The FTT had relied on the Court of Appeal's decision in B J Rice & Associates v Customs and Excise Commissioners  STC 581, which considered a situation where a taxpayer performed services before they were liable to be registered for VAT but were invoiced after registration. The UT considered that this case should be distinguished on the basis that the facts in that case were unusual and there was no need to consider conflicting provisions because VAT rules did not apply. Instead, the UT placed more weight on the House of Lords' decision in Customs and Excise Commissioners v Thorn Materials Supply Ltd and Thorn Resources Ltd  UKHL 23, in which it was held that the time of supply rules should be used to determine whether a supply falls within VAT grouping rules. In the view of the UT, the FTT had erred in law and it therefore remade the FTT's decision.

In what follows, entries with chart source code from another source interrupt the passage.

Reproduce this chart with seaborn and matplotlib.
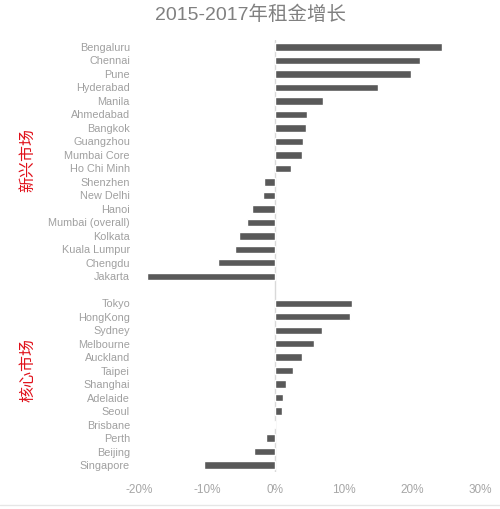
import numpy as np
import pandas as pd
import seaborn as sns
import matplotlib.pyplot as plt
from matplotlib.lines import Line2D
from matplotlib.ticker import PercentFormatter

sns.set_style("white")
plt.rcParams['font.family'] = ['Liberation Sans', 'Noto Sans CJK SC', 'DejaVu Sans']
plt.rcParams['axes.unicode_minus'] = False

# -----------------------------
# DATA: rent growth 2015-2017
# -----------------------------
emerging_cities = ["Bengaluru", "Chennai", "Pune", "Hyderabad", "Manila", "Ahmedabad",
                   "Bangkok", "Guangzhou", "Mumbai Core", "Ho Chi Minh", "Shenzhen",
                   "New Delhi", "Hanoi", "Mumbai (overall)", "Kolkata", "Kuala Lumpur",
                   "Chengdu", "Jakarta"]
emerging_growth = [0.244, 0.212, 0.199, 0.150, 0.070, 0.046, 0.045, 0.040, 0.039, 0.023,
                   -0.016, -0.018, -0.034, -0.042, -0.054, -0.059, -0.084, -0.188]

core_cities = ["Tokyo", "HongKong", "Sydney", "Melbourne", "Auckland", "Taipei", "Shanghai",
               "Adelaide", "Seoul", "Brisbane", "Perth", "Beijing", "Singapore"]
core_growth = [0.112, 0.109, 0.069, 0.057, 0.039, 0.026, 0.015, 0.011, 0.009, -0.002,
               -0.014, -0.031, -0.104]

group_labels = ["新兴市场", "核心市场"]
x_ticks = [-0.2, -0.1, 0.0, 0.1, 0.2, 0.3]

df = pd.DataFrame({
    "city": emerging_cities + core_cities,
    "growth": emerging_growth + core_growth,
})
order = emerging_cities + [" "] + core_cities

# -----------------------------
# PLOT
# -----------------------------
fig = plt.figure(figsize=(5, 5.09), dpi=100)
ax = fig.add_axes([0.278, 0.073, 0.682, 0.848])

sns.barplot(data=df, y="city", x="growth", order=order, color="#595959",
            saturation=1, width=0.55, ax=ax)

ax.axvline(0, color="#d9d9d9", lw=1, zorder=0)
ax.set_xlim(-0.2, 0.3)
ax.set_xticks(x_ticks)
ax.xaxis.set_major_formatter(PercentFormatter(1.0, decimals=0))
ax.set_xlabel("")
ax.set_ylabel("")
sns.despine(ax=ax, left=True, bottom=True)
ax.tick_params(axis="y", length=0, pad=6.5, labelsize=7.8, labelcolor="#a0a0a0")
ax.tick_params(axis="x", length=0, pad=9, labelsize=8.5, labelcolor="#a6a6a6")

fig.suptitle("2015-2017年租金增长", y=0.99, fontsize=14, color="#808080")

# group labels on the left
fig.text(0.056, 1 - 160 / 509, group_labels[0], rotation=90, color="#e0101a",
         fontsize=11.5, ha="center", va="center")
fig.text(0.056, 1 - 370 / 509, group_labels[1], rotation=90, color="#e0101a",
         fontsize=11.5, ha="center", va="center")

# thin line at the bottom
fig.add_artist(Line2D([0, 1], [0.008, 0.008], color="#e6e6e6", lw=1,
                      transform=fig.transFigure))

plt.savefig("out.png", dpi=100)
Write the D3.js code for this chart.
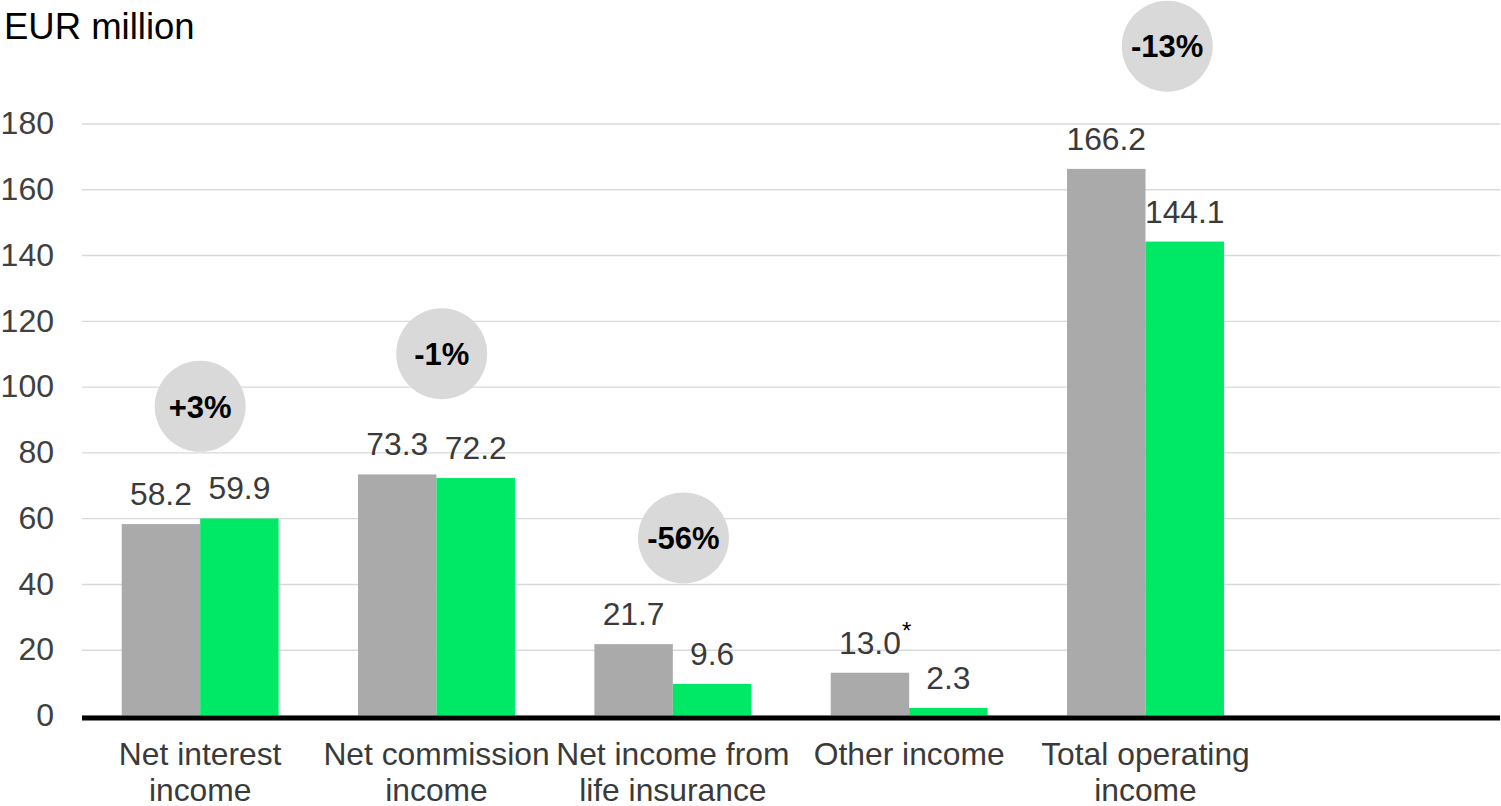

Why it matters: This case is important for two reasons. First, it provides clarity for partially-exempt VAT group members in relation to the treatment of supplies made by former members. If an intra-group agreement provides for deferred payment, the parties will need to consider the possible VAT implications. If the party receiving the deferred payment leaves the VAT group before payment is made, the payment may be subject to VAT. Second, the UT has confirmed that, in most cases, the time of supply rules should take priority over other provisions, such as the VAT grouping rules.
The decision can be viewed here.
The FTT has dismissed an appeal against various HMRC decisions denying the right to recover input tax (the Kittel denials) and refusing zero-rating for certain acquisitions and supplies made by the taxpayer (the Mecsek denials).
The parties agreed that the relevant test, for HMRC to prove on the balance of probabilities, was:
- there was a VAT loss;
- occasioned by fraud;
- the appellant’s transactions were connected with such a fraudulent tax loss;
- the appellant knew, or should have known, of such a connection; and
- in respect of the Mecsek denials, the appellant did not take every reasonable step within its power to prevent its own participation in that fraud.
The FTT found that the above test was met. It described the appellant's due diligence as "woefully inadequate" and having considered the evidence as a whole, inferred actual knowledge on the part of the appellant. The FTT concluded that even if the taxpayer did not know that the transactions in question were connected to the fraudulent evasion of VAT, it should have known that they were so connected.
Why it matters: This case serves as a reminder to businesses that sufficient due diligence should be treated as an essential commercial practice as this should limit the risk of HMRC or the tribunals considering there to be actual knowledge of, or wilful ignorance of, fraudulent activity in the supply chain.
The decision can be viewed here.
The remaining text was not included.